Stored items from a collection:

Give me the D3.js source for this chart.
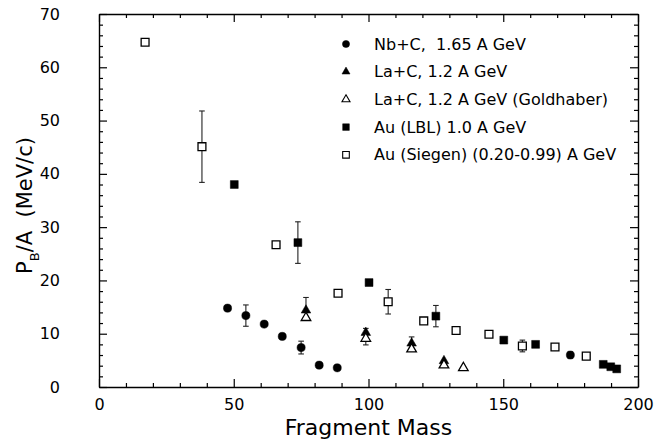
<!DOCTYPE html>
<html>
<head>
<meta charset="utf-8">
<script src="https://cdn.jsdelivr.net/npm/d3@7"></script>
<style>
  body { margin: 0; background: #fff; }
  svg text { font-family: "DejaVu Sans", Verdana, sans-serif; fill: #000; }
</style>
</head>
<body>
<div id="chart"></div>
<script>
// data: fragment mass vs P_B/A
var nbMass = [47.7, 54.5, 61.3, 68.0, 75.0, 81.7, 88.4, 174.9];
var nbP    = [14.8, 13.4, 11.8, 9.5, 7.4, 4.1, 3.6, 6.0];
var nbErr  = [0, 2.0, 0, 0, 1.2, 0, 0, 0.6];

var laMass    = [76.8, 99.0, 116.0, 128.0];
var laP       = [14.4, 10.2, 8.2, 4.9];
var laErrUp   = [2.4, 0.8, 1.2, 0];
var laErrDown = [1.4, 2.3, 1.2, 0];

var goldMass = [76.8, 99.0, 116.0, 128.0, 135.2];
var goldP    = [13.0, 9.1, 7.1, 4.1, 3.6];

var lblMass = [50.2, 73.8, 100.2, 125.0, 150.2, 162.0, 187.1, 189.9, 192.1];
var lblP    = [38.0, 27.1, 19.6, 13.3, 8.8, 8.0, 4.25, 3.8, 3.4];
var lblErr  = [0, 3.9, 0, 2.0, 0, 0, 0, 0, 0];

var siegMass = [17.1, 38.2, 65.7, 88.7, 107.3, 120.5, 132.5, 144.7, 157.1, 169.2, 180.8];
var siegP    = [64.7, 45.1, 26.7, 17.6, 16.0, 12.4, 10.6, 9.9, 7.7, 7.5, 5.8];
var siegErr  = [0, 6.7, 0, 0, 2.3, 0, 0, 0, 1.1, 0, 0];

var xTicks = [0, 50, 100, 150, 200];
var yTicks = [0, 10, 20, 30, 40, 50, 60, 70];

var legendLabels = [
  "Nb+C,  1.65 A GeV",
  "La+C, 1.2 A GeV",
  "La+C, 1.2 A GeV (Goldhaber)",
  "Au (LBL) 1.0 A GeV",
  "Au (Siegen) (0.20-0.99) A GeV"
];

// chart area
var svgWidth = 654, svgHeight = 440;
var margin = { top: 14, right: 16, bottom: 53, left: 99 };
var width = svgWidth - margin.left - margin.right;
var height = svgHeight - margin.top - margin.bottom;

var svg = d3.select("#chart").append("svg")
  .attr("width", svgWidth)
  .attr("height", svgHeight);

var g = svg.append("g")
  .attr("transform", `translate(${margin.left}, ${margin.top})`);

var x = d3.scaleLinear().domain([0, 200]).range([0, width]);
var y = d3.scaleLinear().domain([0, 70]).range([height, 0]);

var xMinor = d3.range(0, 201, 10).filter(v => v % 50 != 0);
var yMinor = d3.range(0, 71, 2).filter(v => v % 10 != 0);

function styleAxis(sel) {
  sel.selectAll("path").attr("stroke", "#000").attr("stroke-width", 1.4);
  sel.selectAll("line").attr("stroke", "#000").attr("stroke-width", 1.2);
  sel.selectAll("text").attr("font-size", 16).attr("fill", "#000");
}

// bottom axis with labels, ticks pointing inward
g.append("g")
  .attr("transform", `translate(0, ${height})`)
  .call(d3.axisBottom(x).tickValues(xTicks).tickSize(-8).tickPadding(12).tickSizeOuter(0))
  .call(styleAxis);
g.append("g")
  .attr("transform", `translate(0, ${height})`)
  .call(d3.axisBottom(x).tickValues(xMinor).tickSize(-4).tickFormat(""))
  .call(s => s.select(".domain").remove())
  .call(styleAxis);

// top axis
g.append("g")
  .call(d3.axisTop(x).tickValues(xTicks).tickSize(-8).tickFormat("").tickSizeOuter(0))
  .call(styleAxis);
g.append("g")
  .call(d3.axisTop(x).tickValues(xMinor).tickSize(-4).tickFormat(""))
  .call(s => s.select(".domain").remove())
  .call(styleAxis);

// left axis with labels
g.append("g")
  .call(d3.axisLeft(y).tickValues(yTicks).tickSize(-8).tickPadding(39).tickSizeOuter(0))
  .call(styleAxis);
g.append("g")
  .call(d3.axisLeft(y).tickValues(yMinor).tickSize(-4).tickFormat(""))
  .call(s => s.select(".domain").remove())
  .call(styleAxis);

// right axis
g.append("g")
  .attr("transform", `translate(${width}, 0)`)
  .call(d3.axisRight(y).tickValues(yTicks).tickSize(-8).tickFormat("").tickSizeOuter(0))
  .call(styleAxis);
g.append("g")
  .attr("transform", `translate(${width}, 0)`)
  .call(d3.axisRight(y).tickValues(yMinor).tickSize(-4).tickFormat(""))
  .call(s => s.select(".domain").remove())
  .call(styleAxis);

// axis titles
g.append("text")
  .attr("x", width / 2)
  .attr("y", height + 48)
  .attr("text-anchor", "middle")
  .attr("font-size", 22)
  .text("Fragment Mass");

var yTitle = g.append("text")
  .attr("transform", `translate(${-margin.left + 32}, ${height / 2 + 5}) rotate(-90)`)
  .attr("text-anchor", "middle")
  .attr("font-size", 21)
  .style("white-space", "pre");
yTitle.append("tspan").text("P");
yTitle.append("tspan").attr("font-size", 13).attr("dy", 7).text("B");
yTitle.append("tspan").attr("dy", -7).text("/A  (MeV/c)");

// error bars
function errorBars(mass, val, up, down) {
  var pts = mass.map((m, i) => ({ m: m, hi: val[i] + up[i], lo: val[i] - down[i] }))
    .filter(d => d.hi != d.lo);
  var eb = g.append("g").attr("stroke", "#222").attr("stroke-width", 1.1);
  eb.selectAll(".bar").data(pts).enter().append("line")
    .attr("x1", d => x(d.m)).attr("x2", d => x(d.m))
    .attr("y1", d => y(d.hi)).attr("y2", d => y(d.lo));
  eb.selectAll(".capHi").data(pts).enter().append("line")
    .attr("x1", d => x(d.m) - 2.8).attr("x2", d => x(d.m) + 2.8)
    .attr("y1", d => y(d.hi)).attr("y2", d => y(d.hi));
  eb.selectAll(".capLo").data(pts).enter().append("line")
    .attr("x1", d => x(d.m) - 2.8).attr("x2", d => x(d.m) + 2.8)
    .attr("y1", d => y(d.lo)).attr("y2", d => y(d.lo));
}

errorBars(nbMass, nbP, nbErr, nbErr);
errorBars(laMass, laP, laErrUp, laErrDown);
errorBars(lblMass, lblP, lblErr, lblErr);
errorBars(siegMass, siegP, siegErr, siegErr);

// marker shapes
var sym = {
  circle: d3.symbol().type(d3.symbolCircle).size(52),
  triangle: d3.symbol().type(d3.symbolTriangle).size(40),
  square: d3.symbol().type(d3.symbolSquare).size(62)
};

var series = [
  { mass: nbMass, val: nbP, shape: "circle", filled: true },
  { mass: laMass, val: laP, shape: "triangle", filled: true },
  { mass: goldMass, val: goldP, shape: "triangle", filled: false },
  { mass: lblMass, val: lblP, shape: "square", filled: true },
  { mass: siegMass, val: siegP, shape: "square", filled: false }
];

series.forEach(function(s) {
  var pts = s.mass.map((m, i) => ({ m: m, v: s.val[i] }));
  g.append("g").selectAll("path")
    .data(pts)
    .enter()
    .append("path")
    .attr("d", sym[s.shape])
    .attr("transform", d => `translate(${x(d.m)}, ${y(d.v)})`)
    .attr("fill", s.filled ? "#000" : "#fff")
    .attr("stroke", "#000")
    .attr("stroke-width", s.filled ? 0.5 : 1.3);
});

// legend
var legendSym = {
  circle: d3.symbol().type(d3.symbolCircle).size(40),
  triangle: d3.symbol().type(d3.symbolTriangle).size(28),
  square: d3.symbol().type(d3.symbolSquare).size(44)
};
var legend = g.append("g").attr("transform", "translate(247, 30)");
series.forEach(function(s, i) {
  var row = legend.append("g").attr("transform", `translate(0, ${i * 27.7})`);
  row.append("path")
    .attr("d", legendSym[s.shape])
    .attr("fill", s.filled ? "#000" : "#fff")
    .attr("stroke", "#000")
    .attr("stroke-width", s.filled ? 0.5 : 1.1);
  row.append("text")
    .attr("x", 28)
    .attr("y", 5.5)
    .attr("font-size", 16)
    .style("white-space", "pre")
    .text(legendLabels[i]);
});
</script>
</body>
</html>
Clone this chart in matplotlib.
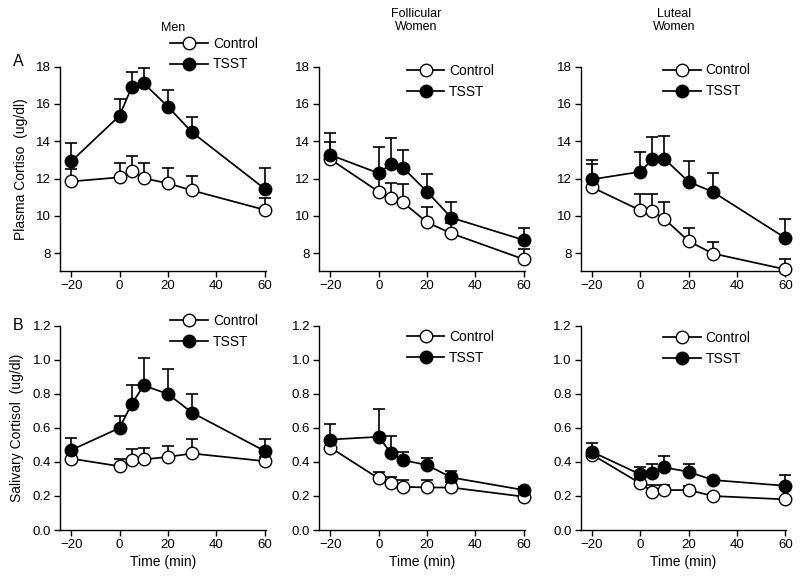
import matplotlib
matplotlib.use("Agg")
import matplotlib.pyplot as plt

plt.rcParams["font.family"] = ["Liberation Sans", "DejaVu Sans"]

time_min = [-20, 0, 5, 10, 20, 30, 60]

# plasma cortisol (ug/dl), mean and upper SEM
men_plasma_ctrl = [11.85, 12.07, 12.43, 12.02, 11.75, 11.37, 10.33]
men_plasma_ctrl_sem = [0.65, 0.79, 0.80, 0.80, 0.80, 0.79, 0.65]
men_plasma_tsst = [12.92, 15.37, 16.89, 17.11, 15.86, 14.48, 11.46]
men_plasma_tsst_sem = [1.01, 0.88, 0.84, 0.84, 0.89, 0.84, 1.09]

fol_plasma_ctrl = [13.04, 11.30, 10.95, 10.73, 9.66, 9.07, 7.68]
fol_plasma_ctrl_sem = [0.94, 0.90, 0.80, 0.97, 0.80, 0.55, 0.55]
fol_plasma_tsst = [13.27, 12.29, 12.79, 12.59, 11.30, 9.91, 8.71]
fol_plasma_tsst_sem = [1.16, 1.42, 1.41, 0.95, 0.93, 0.82, 0.67]

lut_plasma_ctrl = [11.54, 10.30, 10.25, 9.84, 8.65, 7.99, 7.14]
lut_plasma_ctrl_sem = [1.22, 0.87, 0.92, 0.89, 0.72, 0.59, 0.58]
lut_plasma_tsst = [11.96, 12.37, 13.03, 13.06, 11.83, 11.29, 8.82]
lut_plasma_tsst_sem = [1.02, 1.06, 1.20, 1.21, 1.11, 1.03, 1.03]

# salivary cortisol (ug/dl)
men_saliva_ctrl = [0.42, 0.375, 0.41, 0.415, 0.43, 0.45, 0.405]
men_saliva_ctrl_sem = [0.03, 0.045, 0.065, 0.065, 0.065, 0.085, 0.025]
men_saliva_tsst = [0.47, 0.60, 0.74, 0.85, 0.80, 0.69, 0.465]
men_saliva_tsst_sem = [0.07, 0.07, 0.115, 0.16, 0.145, 0.11, 0.07]

fol_saliva_ctrl = [0.485, 0.303, 0.274, 0.254, 0.25, 0.25, 0.196]
fol_saliva_ctrl_sem = [0.03, 0.04, 0.036, 0.04, 0.044, 0.03, 0.02]
fol_saliva_tsst = [0.532, 0.548, 0.454, 0.411, 0.382, 0.309, 0.235]
fol_saliva_tsst_sem = [0.09, 0.162, 0.10, 0.045, 0.043, 0.039, 0.02]

lut_saliva_ctrl = [0.444, 0.274, 0.225, 0.235, 0.235, 0.20, 0.18]
lut_saliva_ctrl_sem = [0.025, 0.03, 0.039, 0.029, 0.023, 0.012, 0.01]
lut_saliva_tsst = [0.46, 0.327, 0.337, 0.368, 0.342, 0.294, 0.26]
lut_saliva_tsst_sem = [0.053, 0.045, 0.051, 0.066, 0.046, 0.02, 0.063]

column_titles = ["Men", "Follicular\nWomen", "Luteal\nWomen"]
plasma_ylabel = "Plasma Cortiso  (ug/dl)"
saliva_ylabel = "Salivary Cortisol  (ug/dl)"
xlabel = "Time (min)"

plasma_rows = [
    (men_plasma_ctrl, men_plasma_ctrl_sem, men_plasma_tsst, men_plasma_tsst_sem),
    (fol_plasma_ctrl, fol_plasma_ctrl_sem, fol_plasma_tsst, fol_plasma_tsst_sem),
    (lut_plasma_ctrl, lut_plasma_ctrl_sem, lut_plasma_tsst, lut_plasma_tsst_sem),
]
saliva_rows = [
    (men_saliva_ctrl, men_saliva_ctrl_sem, men_saliva_tsst, men_saliva_tsst_sem),
    (fol_saliva_ctrl, fol_saliva_ctrl_sem, fol_saliva_tsst, fol_saliva_tsst_sem),
    (lut_saliva_ctrl, lut_saliva_ctrl_sem, lut_saliva_tsst, lut_saliva_tsst_sem),
]

fig = plt.figure(figsize=(8.0, 5.83), dpi=100)

col_left = [0.075, 0.399, 0.726]
col_width = 0.257
row_bottom = [0.5357, 0.0909]
row_height = 0.350

# legend anchor (axes fraction) per panel: (x, y centre of the two rows)
legend_pos = [
    [(0.537, 1.062), (0.426, 0.927), (0.401, 0.930)],
    [(0.537, 0.972), (0.426, 0.893), (0.401, 0.891)],
]
title_pos = [(0.551, 1.19), (0.470, 1.225), (0.455, 1.225)]


def draw_panel(ax, data, ylim, yticks, yfmt):
    ctrl, ctrl_sem, tsst, tsst_sem = data
    for mean, sem, face, label in [
        (ctrl, ctrl_sem, "white", "Control"),
        (tsst, tsst_sem, "black", "TSST"),
    ]:
        ax.errorbar(
            time_min, mean, yerr=[[0] * len(sem), sem],
            fmt="none", ecolor="black", elinewidth=1.2, capsize=4,
            capthick=1.2, clip_on=False, zorder=2,
        )
        ax.plot(
            time_min, mean, "-o", color="black", lw=1.25, ms=9,
            mfc=face, mec="black", mew=1.0, label=label,
            clip_on=False, zorder=3,
        )
    ax.set_xlim(-24.6, 60.4)
    ax.set_ylim(*ylim)
    ax.set_xticks([-20, 0, 20, 40, 60])
    ax.set_xticklabels(["\u221220", "0", "20", "40", "60"])
    ax.set_yticks(yticks)
    ax.set_yticklabels([yfmt.format(v) for v in yticks])
    for side in ["top", "right"]:
        ax.spines[side].set_visible(False)
    for side in ["left", "bottom"]:
        ax.spines[side].set_linewidth(1.0)
    ax.tick_params(direction="out", length=4, width=1.0, labelsize=9.5, pad=2.5)


axes = []
for r in range(2):
    for c in range(3):
        ax = fig.add_axes([col_left[c], row_bottom[r], col_width, row_height])
        if r == 0:
            draw_panel(ax, plasma_rows[c], (7.07, 18), [8, 10, 12, 14, 16, 18], "{:.0f}")
        else:
            draw_panel(ax, saliva_rows[c], (0.0, 1.2), [0.0, 0.2, 0.4, 0.6, 0.8, 1.0, 1.2], "{:.1f}")
            ax.set_xlabel(xlabel, fontsize=10, labelpad=3)
        lx, ly = legend_pos[r][c]
        ax.legend(
            loc="center left", bbox_to_anchor=(lx, ly), frameon=False,
            fontsize=10, handlelength=2.7, handletextpad=0.35,
            labelspacing=0.5, borderpad=0, borderaxespad=0,
        )
        if r == 0:
            tx, ty = title_pos[c]
            ax.text(tx, ty, column_titles[c], transform=ax.transAxes,
                    ha="center", va="center", fontsize=9, linespacing=1.1)
        axes.append(ax)

axes[0].set_ylabel(plasma_ylabel, fontsize=10, labelpad=6)
axes[3].set_ylabel(saliva_ylabel, fontsize=10, labelpad=6)

fig.text(0.016, 0.894, "A", fontsize=11.5, ha="left", va="center")
fig.text(0.016, 0.4425, "B", fontsize=11.5, ha="left", va="center")

fig.savefig("out.png", dpi=100)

Goal — Return exactly the lines from the one with "Clone this chart in matplotlib." to the one with "lut_plasma_tsst_sem = [1.02, 1.06, 1.20, 1.21, 1.11, 1.03, 1.03]", both ends kept, and only those. Images are left out.

Result for this exercise —
Clone this chart in matplotlib.
import matplotlib
matplotlib.use("Agg")
import matplotlib.pyplot as plt

plt.rcParams["font.family"] = ["Liberation Sans", "DejaVu Sans"]

time_min = [-20, 0, 5, 10, 20, 30, 60]

# plasma cortisol (ug/dl), mean and upper SEM
men_plasma_ctrl = [11.85, 12.07, 12.43, 12.02, 11.75, 11.37, 10.33]
men_plasma_ctrl_sem = [0.65, 0.79, 0.80, 0.80, 0.80, 0.79, 0.65]
men_plasma_tsst = [12.92, 15.37, 16.89, 17.11, 15.86, 14.48, 11.46]
men_plasma_tsst_sem = [1.01, 0.88, 0.84, 0.84, 0.89, 0.84, 1.09]

fol_plasma_ctrl = [13.04, 11.30, 10.95, 10.73, 9.66, 9.07, 7.68]
fol_plasma_ctrl_sem = [0.94, 0.90, 0.80, 0.97, 0.80, 0.55, 0.55]
fol_plasma_tsst = [13.27, 12.29, 12.79, 12.59, 11.30, 9.91, 8.71]
fol_plasma_tsst_sem = [1.16, 1.42, 1.41, 0.95, 0.93, 0.82, 0.67]

lut_plasma_ctrl = [11.54, 10.30, 10.25, 9.84, 8.65, 7.99, 7.14]
lut_plasma_ctrl_sem = [1.22, 0.87, 0.92, 0.89, 0.72, 0.59, 0.58]
lut_plasma_tsst = [11.96, 12.37, 13.03, 13.06, 11.83, 11.29, 8.82]
lut_plasma_tsst_sem = [1.02, 1.06, 1.20, 1.21, 1.11, 1.03, 1.03]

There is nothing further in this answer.